A new provision has been added for “General-Purpose AI Systems and Foundation Models” that can be adaptable for various uses and capable of performing diverse tasks like generating text, video, and images, or interacting in natural language, or generating code. These must comply with transparency obligations before they are placed in the market. A stricter regime was introduced for ‘high impact’ foundation models defined as those trained with large amounts of data and with advanced complexity, capabilities, and performance well above the average, which can disseminate systemic risks along the value chain.
A “New Governance Architecture” is introduced and includes an AI Office within the Commission to oversee advanced AI models, enforce EU-wide rules, and foster standards and testing practices. A Scientific Panel of independent experts will advise this office on GPAI models, evaluating foundation models, and identifying high-impact models and potential safety risks. The AI Board, with representatives from member states, will coordinate and advise on regulation implementation and develop practice codes for foundation models. Additionally, an Advisory Forum will be established for stakeholders like industry representatives, academia, civil society, SMEs, and startups to provide technical expertise to the AI Board.
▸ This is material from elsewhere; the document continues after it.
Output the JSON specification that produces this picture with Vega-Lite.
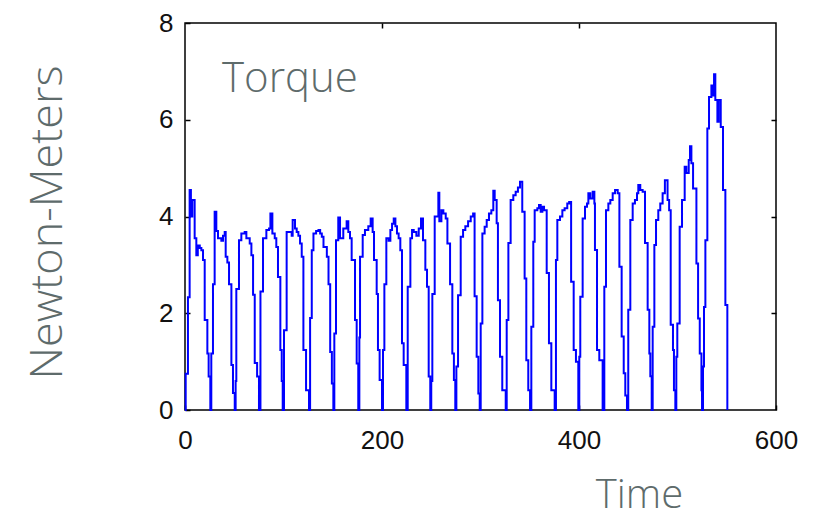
{
  "$schema": "https://vega.github.io/schema/vega-lite/v6.json",
  "width": 591,
  "height": 387,
  "autosize": {"type": "none"},
  "padding": {"left": 185, "top": 23, "right": 37, "bottom": 102},
  "background": "white",
  "config": {
    "view": {"stroke": "#000000", "strokeWidth": 1.5},
    "axis": {"grid": false, "domain": false, "tickSize": -5, "tickWidth": 1.5, "tickColor": "#000000", "labelFlush": false, "labelOverlap": false, "labelFont": "Liberation Sans", "labelFontSize": 26, "labelColor": "#111111"}
  },
  "layer": [
    {
      "data": {"values": [
        {"t":0,"v":0},{"t":0.7,"v":0.75},{"t":3,"v":2.33},{"t":4.7,"v":4.55},{"t":6,"v":4.0},{"t":7.4,"v":4.34},{"t":9.8,"v":3.55},{"t":11.5,"v":3.2},{"t":13,"v":3.4},{"t":15,"v":3.35},{"t":16.6,"v":3.3},{"t":18.3,"v":3.1},{"t":20,"v":1.86},{"t":22.7,"v":1.17},{"t":24,"v":0.69},{"t":25.7,"v":0},
        {"t":26.7,"v":1.17},{"t":28.4,"v":2.6},{"t":30.1,"v":4.1},{"t":31.8,"v":3.7},{"t":33.5,"v":3.55},{"t":36.9,"v":3.5},{"t":38.6,"v":3.6},{"t":40.3,"v":3.68},{"t":41.3,"v":3.17},{"t":43,"v":3.05},{"t":44.7,"v":2.6},{"t":47.1,"v":0.93},{"t":48.7,"v":0.35},{"t":50.5,"v":0},
        {"t":51.4,"v":0.6},{"t":52.1,"v":2.5},{"t":54.8,"v":3.51},{"t":57.2,"v":3.65},{"t":60.6,"v":3.68},{"t":62.3,"v":3.55},{"t":65.7,"v":3.44},{"t":67.4,"v":3.2},{"t":69.1,"v":2.38},{"t":70.8,"v":0.97},{"t":73.2,"v":0.69},{"t":75.1,"v":0},
        {"t":76.6,"v":2.45},{"t":79.2,"v":3.55},{"t":82.6,"v":3.72},{"t":85.3,"v":3.75},{"t":86.7,"v":4.06},{"t":88.7,"v":3.65},{"t":91.1,"v":3.55},{"t":92.7,"v":3.37},{"t":94.4,"v":2.75},{"t":96.8,"v":1.24},{"t":98.2,"v":0.6},{"t":99.2,"v":0},
        {"t":100.5,"v":1.65},{"t":103.2,"v":3.68},{"t":108.3,"v":3.6},{"t":109.3,"v":3.93},{"t":111.7,"v":3.75},{"t":113.4,"v":3.68},{"t":115.1,"v":3.6},{"t":116.8,"v":3.44},{"t":118.5,"v":3.17},{"t":120.2,"v":1.24},{"t":122.9,"v":0.41},{"t":125.9,"v":0},
        {"t":127,"v":1.9},{"t":128.7,"v":3.3},{"t":130.4,"v":3.65},{"t":133.1,"v":3.7},{"t":135.5,"v":3.72},{"t":137.2,"v":3.65},{"t":138.9,"v":3.58},{"t":140.6,"v":3.37},{"t":144,"v":3.17},{"t":145.7,"v":2.6},{"t":147.4,"v":1.2},{"t":149.1,"v":0.55},{"t":150.6,"v":0},
        {"t":151.6,"v":1.58},{"t":153.3,"v":3.51},{"t":155.6,"v":3.98},{"t":157.4,"v":3.55},{"t":160.7,"v":3.75},{"t":164.1,"v":3.9},{"t":165.8,"v":3.68},{"t":167.5,"v":3.55},{"t":169.2,"v":3.1},{"t":172.6,"v":1.86},{"t":174.3,"v":0.96},{"t":175.9,"v":0},
        {"t":177,"v":1.5},{"t":177.7,"v":3.17},{"t":180.4,"v":3.62},{"t":182.7,"v":3.72},{"t":186.1,"v":3.8},{"t":188.5,"v":3.96},{"t":190.5,"v":3.68},{"t":191.9,"v":3.1},{"t":194.6,"v":2.4},{"t":195.9,"v":1.24},{"t":197.6,"v":0.62},{"t":200,"v":0},
        {"t":201,"v":1.24},{"t":202.4,"v":2.6},{"t":204.4,"v":3.55},{"t":206.7,"v":3.5},{"t":208.5,"v":3.72},{"t":210.2,"v":3.85},{"t":211.9,"v":3.96},{"t":213.6,"v":3.8},{"t":215.2,"v":3.65},{"t":216.9,"v":3.55},{"t":218.6,"v":3.3},{"t":220.3,"v":1.38},{"t":222,"v":0.93},{"t":224.7,"v":0},
        {"t":226.1,"v":2.55},{"t":228.8,"v":3.55},{"t":230.5,"v":3.72},{"t":232.2,"v":3.68},{"t":234.9,"v":3.6},{"t":237.3,"v":3.75},{"t":239.6,"v":3.96},{"t":241.6,"v":3.51},{"t":244,"v":2.9},{"t":245.7,"v":2.55},{"t":247.4,"v":0.69},{"t":249,"v":0},
        {"t":250,"v":0.6},{"t":251.1,"v":2.4},{"t":253.5,"v":4.0},{"t":256.2,"v":4.0},{"t":257.2,"v":4.49},{"t":258.2,"v":3.9},{"t":260.3,"v":4.13},{"t":262.3,"v":4.06},{"t":264.7,"v":3.96},{"t":266.4,"v":3.44},{"t":269.1,"v":2.6},{"t":271.4,"v":1.17},{"t":273,"v":0.62},{"t":274.4,"v":0},
        {"t":275.5,"v":0.9},{"t":277.2,"v":2.37},{"t":279.9,"v":3.58},{"t":282.3,"v":3.72},{"t":284.6,"v":3.8},{"t":287.4,"v":3.9},{"t":290.1,"v":4.0},{"t":292.5,"v":4.06},{"t":294,"v":2.35},{"t":296.1,"v":1.1},{"t":297.8,"v":0.34},{"t":299.2,"v":0},
        {"t":300.2,"v":1.79},{"t":301.9,"v":3.65},{"t":304.2,"v":3.79},{"t":306.3,"v":3.93},{"t":308.6,"v":4.06},{"t":311,"v":4.13},{"t":313,"v":4.53},{"t":314.4,"v":4.34},{"t":316.4,"v":3.86},{"t":317.7,"v":2.27},{"t":319.8,"v":1.1},{"t":322.1,"v":0.41},{"t":325.6,"v":0},
        {"t":326.6,"v":1.86},{"t":328.3,"v":3.45},{"t":330.6,"v":4.34},{"t":333.3,"v":4.44},{"t":335.7,"v":4.51},{"t":338,"v":4.6},{"t":340.1,"v":4.72},{"t":342.4,"v":4.1},{"t":344.8,"v":2.72},{"t":346.5,"v":1.03},{"t":348.5,"v":0.41},{"t":350.3,"v":0},
        {"t":351.6,"v":1.72},{"t":353.6,"v":3.48},{"t":355,"v":4.13},{"t":357.7,"v":4.17},{"t":359.4,"v":4.24},{"t":361.1,"v":4.1},{"t":362.8,"v":4.2},{"t":364.5,"v":4.13},{"t":367.2,"v":2.83},{"t":369.5,"v":1.38},{"t":371.9,"v":0.41},{"t":375.3,"v":0},
        {"t":376.6,"v":3.1},{"t":378,"v":3.93},{"t":380.7,"v":4.0},{"t":383.1,"v":4.13},{"t":385.4,"v":4.17},{"t":388.1,"v":4.27},{"t":390,"v":4.3},{"t":392,"v":2.65},{"t":394.6,"v":1.24},{"t":396.9,"v":1.0},{"t":399.3,"v":0},
        {"t":400.3,"v":1.1},{"t":401.3,"v":2.34},{"t":403.7,"v":3.96},{"t":406.1,"v":4.2},{"t":408.1,"v":4.27},{"t":409.5,"v":4.48},{"t":411.5,"v":4.37},{"t":413.9,"v":4.51},{"t":415.6,"v":4.27},{"t":416.2,"v":3.31},{"t":418.3,"v":1.24},{"t":420.6,"v":1.03},{"t":424,"v":0},
        {"t":425.7,"v":2.55},{"t":427.4,"v":4.13},{"t":429.8,"v":4.27},{"t":431.8,"v":4.34},{"t":434.2,"v":4.48},{"t":436.6,"v":4.55},{"t":439.3,"v":4.48},{"t":441,"v":2.96},{"t":443.3,"v":1.52},{"t":445.4,"v":0.76},{"t":447,"v":0.3},{"t":448.7,"v":0},
        {"t":450,"v":2.07},{"t":452.1,"v":3.93},{"t":454.5,"v":4.27},{"t":456.8,"v":4.34},{"t":458.9,"v":4.48},{"t":460.2,"v":4.65},{"t":462.2,"v":4.55},{"t":464.6,"v":4.51},{"t":467,"v":3.45},{"t":469.7,"v":2.07},{"t":471.4,"v":1.17},{"t":472.4,"v":0.7},{"t":473.8,"v":0},
        {"t":474.8,"v":1.72},{"t":476.5,"v":3.41},{"t":478.2,"v":3.93},{"t":480.5,"v":4.13},{"t":482.5,"v":4.27},{"t":484.9,"v":4.48},{"t":487.2,"v":4.75},{"t":489.9,"v":4.34},{"t":491.5,"v":4.13},{"t":493.1,"v":1.76},{"t":495.4,"v":1.24},{"t":496.4,"v":0.41},{"t":497.8,"v":0},
        {"t":498.8,"v":1.1},{"t":499.8,"v":1.79},{"t":502.2,"v":3.79},{"t":504.6,"v":4.34},{"t":507.3,"v":5.03},{"t":509,"v":4.9},{"t":511.4,"v":5.17},{"t":512.7,"v":5.45},{"t":514.1,"v":5.1},{"t":515.8,"v":4.58},{"t":519.2,"v":3.03},{"t":520.9,"v":1.89},{"t":522.6,"v":1.17},{"t":524.3,"v":0.41},{"t":524.9,"v":0},
        {"t":525.9,"v":0.9},{"t":526.9,"v":2.13},{"t":528.3,"v":3.51},{"t":530.3,"v":5.82},{"t":532,"v":6.47},{"t":534.4,"v":6.71},{"t":535.4,"v":6.5},{"t":537.1,"v":6.94},{"t":538.4,"v":6.41},{"t":540.5,"v":5.96},{"t":541.8,"v":6.41},{"t":543.9,"v":5.85},{"t":546.2,"v":4.55},{"t":548.6,"v":2.17},{"t":550.6,"v":0}
      ]},
      "mark": {"type": "line", "interpolate": "step-after", "color": "#0000ff", "strokeWidth": 2},
      "encoding": {
        "x": {"field": "t", "type": "quantitative", "scale": {"domain": [0, 600], "nice": false, "zero": true},
          "axis": {"orient": "bottom", "values": [0, 200, 400, 600], "labelPadding": 22, "title": "Time", "titleFont": "Open Sans", "titleFontWeight": 300, "titleFontSize": 40, "titleColor": "#5e6b6b", "titleX": 454, "titleY": 97, "titleAlign": "center", "titleBaseline": "alphabetic"}},
        "y": {"field": "v", "type": "quantitative", "scale": {"domain": [0, 8], "nice": false},
          "axis": {"orient": "left", "values": [0, 2, 4, 6, 8], "labelPadding": 17, "title": "Newton-Meters", "titleFont": "Open Sans", "titleFontWeight": 300, "titleFontSize": 45, "titleColor": "#5e6b6b", "titleX": -138, "titleY": 199, "titleAngle": -90, "titleAlign": "center", "titleBaseline": "middle"}}
      }
    },
    {
      "data": {"values": [{"label": "Torque"}]},
      "mark": {"type": "text", "align": "left", "baseline": "alphabetic", "font": "Open Sans", "fontWeight": 300, "fontSize": 42, "color": "#5e6b6b"},
      "encoding": {
        "x": {"datum": 37.6, "type": "quantitative", "axis": {"orient": "top", "values": [200, 400], "labels": false, "title": null}},
        "y": {"datum": 6.57, "type": "quantitative", "axis": {"orient": "right", "values": [2, 4, 6], "labels": false, "title": null}},
        "text": {"field": "label"}
      }
    }
  ]
}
“Penalties” for violating the AI Act include fines based on a percentage of a company's global annual turnover or a set amount, whichever is higher. Fines are €35 million or 7% for banned AI application violations, €15 million or 3% for other obligation breaches, and €7.5 million or 1.5% for providing incorrect information. The agreement allows for lower fines for SMEs and startups. Moreover, individuals or entities can file complaints about non-compliance to the market surveillance authority, which will follow specific procedures to address these complaints.
The new compromise agreement includes “Measures in Support of Innovation” with an intent to create an innovation-friendly legal framework that promotes evidence-based regulatory learning. It includes AI regulatory sandboxes for controlled development, testing, and validation of innovative AI systems, with provisions for real-world testing under certain conditions and safeguards. To reduce the administrative burden for smaller companies, the provisional agreement includes a list of actions to be undertaken to support such operators and provides for some limited and specified exemptions.
Together with the White House Executive Order on the Safe, Secure, and Trustworthy Development and Use of Artificial Intelligence from October 30, we now have two substantial bodies of proposed regulation to establish safeguards for the use of Artificial Intelligence. As I mentioned in my recent article about the race for AI innovation, the industry is proceeding full steam ahead and it looks like the regulators are also making progress.
This is good news since we want progress, fairness, and safety.